Il faisait extrêmement beau dehors. Ma grand-mère et moi étions toujours les deux premiers debout au chalet. On se rejoignait au réveil sur la chaise berçante sur le patio derrière le chalet. Mémé faisait ses mots fléchés. Je lisais Harry Potter. Nous pouvions rester côte à côte en silence pendant des heures.
J’adorais ces moments avec ma grand-mère. C’est ça l’amour : être bien ensemble même en silence.
Arrive l’heure du souper et ma mère sort la seule chose que je trouvais aussi belle qu’un bâton de hockey one piece Synergie : du Coke en bouteille.
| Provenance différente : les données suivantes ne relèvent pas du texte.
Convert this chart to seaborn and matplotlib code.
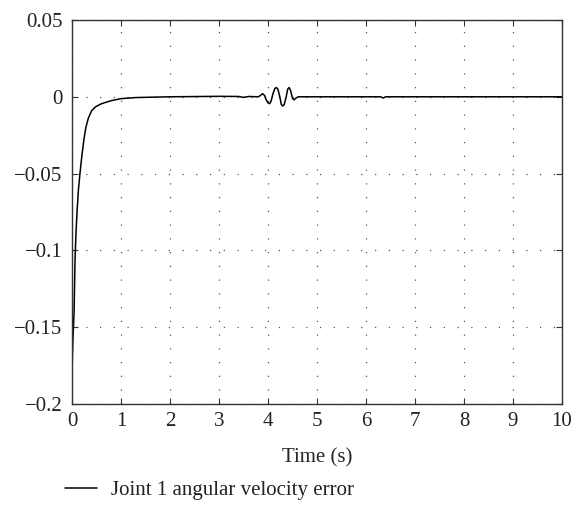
import numpy as np
import pandas as pd
import matplotlib
matplotlib.use("Agg")
import matplotlib.pyplot as plt
import seaborn as sns

sns.set_style("ticks")
plt.rcParams["font.family"] = ["Liberation Serif", "DejaVu Serif"]

# ------------------------------------------------------------
# data
# ------------------------------------------------------------
time_s = [0.0, 0.01, 0.02, 0.04, 0.06, 0.08, 0.10, 0.13, 0.16, 0.20, 0.24,
          0.28, 0.33, 0.40, 0.48, 0.60, 0.80, 1.00, 1.30, 1.70, 2.00, 3.00,
          3.40, 3.50, 3.60, 3.80, 3.84, 3.89, 3.93, 3.96, 4.00, 4.03, 4.06,
          4.10, 4.14, 4.17, 4.20, 4.24, 4.27, 4.30, 4.33, 4.37, 4.40, 4.43,
          4.46, 4.50, 4.53, 4.57, 4.62, 5.00, 6.30, 6.35, 6.40, 8.00, 10.0]
vel_error = [-0.176, -0.165, -0.155, -0.14, -0.105, -0.088, -0.075, -0.06,
             -0.05, -0.038, -0.028, -0.02, -0.014, -0.009, -0.0065, -0.0045,
             -0.0025, -0.0012, -0.0005, -0.0002, 0.0, 0.0003, 0.0002, -0.0004,
             0.0002, 0.0, 0.0008, 0.002, 0.0008, -0.002, -0.004, -0.0045,
             -0.003, 0.002, 0.0055, 0.006, 0.005, 0.0, -0.005, -0.006, -0.005,
             0.0, 0.005, 0.006, 0.004, -0.001, -0.002, -0.0008, 0.0, 0.0,
             0.0, -0.0008, 0.0, 0.0, 0.0]

df = pd.DataFrame({"Time (s)": time_s, "err": vel_error})

fig = plt.figure(figsize=(5.77, 5.15), dpi=100)
ax = fig.add_axes([0.125, 0.2155, 0.849, 0.7457])

sns.lineplot(data=df, x="Time (s)", y="err", ax=ax, color="black", lw=1.1,
             label="Joint 1 angular velocity error", legend=False)

ax.set_xlim(0, 10)
ax.set_ylim(-0.2, 0.05)
ax.set_xticks(range(0, 11))
ax.set_yticks([-0.2, -0.15, -0.1, -0.05, 0, 0.05])
ax.set_yticklabels(["\u22120.2", "\u22120.15", "\u22120.1", "\u22120.05", "0", "0.05"])
ax.set_xlabel("Time (s)", fontsize=15, labelpad=12)
ax.set_ylabel("")
ax.tick_params(direction="in", top=True, right=True, labelsize=15, length=4,
               color="#333333", labelcolor="#222222")
ax.tick_params(axis="x", pad=6)
ax.tick_params(axis="y", pad=7)
ax.grid(True, linestyle=(0, (1, 10)), color="#555555", lw=0.9)
for sp in ax.spines.values():
    sp.set_color("#333333")
    sp.set_linewidth(1.0)

handles, labels = ax.get_legend_handles_labels()
fig.legend(handles, labels, loc="center left", bbox_to_anchor=(0.113, 0.0485),
           frameon=False, fontsize=15, handlelength=1.55, handletextpad=0.63,
           borderpad=0, borderaxespad=0, labelcolor="#222222")

fig.savefig("out.png", dpi=100)
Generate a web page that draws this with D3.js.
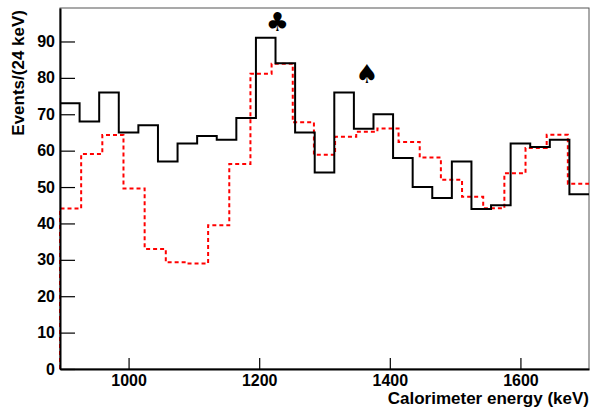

COMME DANS LES ANNONCES! En bouteille, c’est tellement plus beau. On dirait que le coke est en tuxedo et s’en va à son bal.
Ma grand-mère me voit fondre à la vue de la bouteille que ma mère a déposée sous mes yeux, ouverte avec une paille qui se déplie au bout, qui fait un son vraiment plaisant quand on le fait et me dit : « Prends-le » le glissant devant moi.
Je n’y croyais pas. Il était réellement accessible, juste là, sous mes papilles gustatives vierges et naïves. En bon enfant que j’étais, j’ai dit à Mémé : « Je ne peux pas, Maman ne veut pas » en repoussant la bouteille vers ma grand-mère, déçu, mais fier de ne pas avoir succombé. Mémé de repousser la bouteille vers moi en disant : « C’est moi la mère de Maman. Tu peux boire le Coke. »
Je me rappellerai toujours de la première gorgée. J’étais soudainement dans l’annonce. Le doux nectar sucré à souhait glissant dans mon corps comme du Félix Félicis. Tout me semblait possible. Je ne croyais pas que c’était possible, mais il me semblait faire encore plus beau.
J’aimais déjà Mémé beaucoup plus que Space Jam et les Roul-O-Fruits, mais à ce moment-là, je l’ai aimée encore plus que j’aimais le Coke.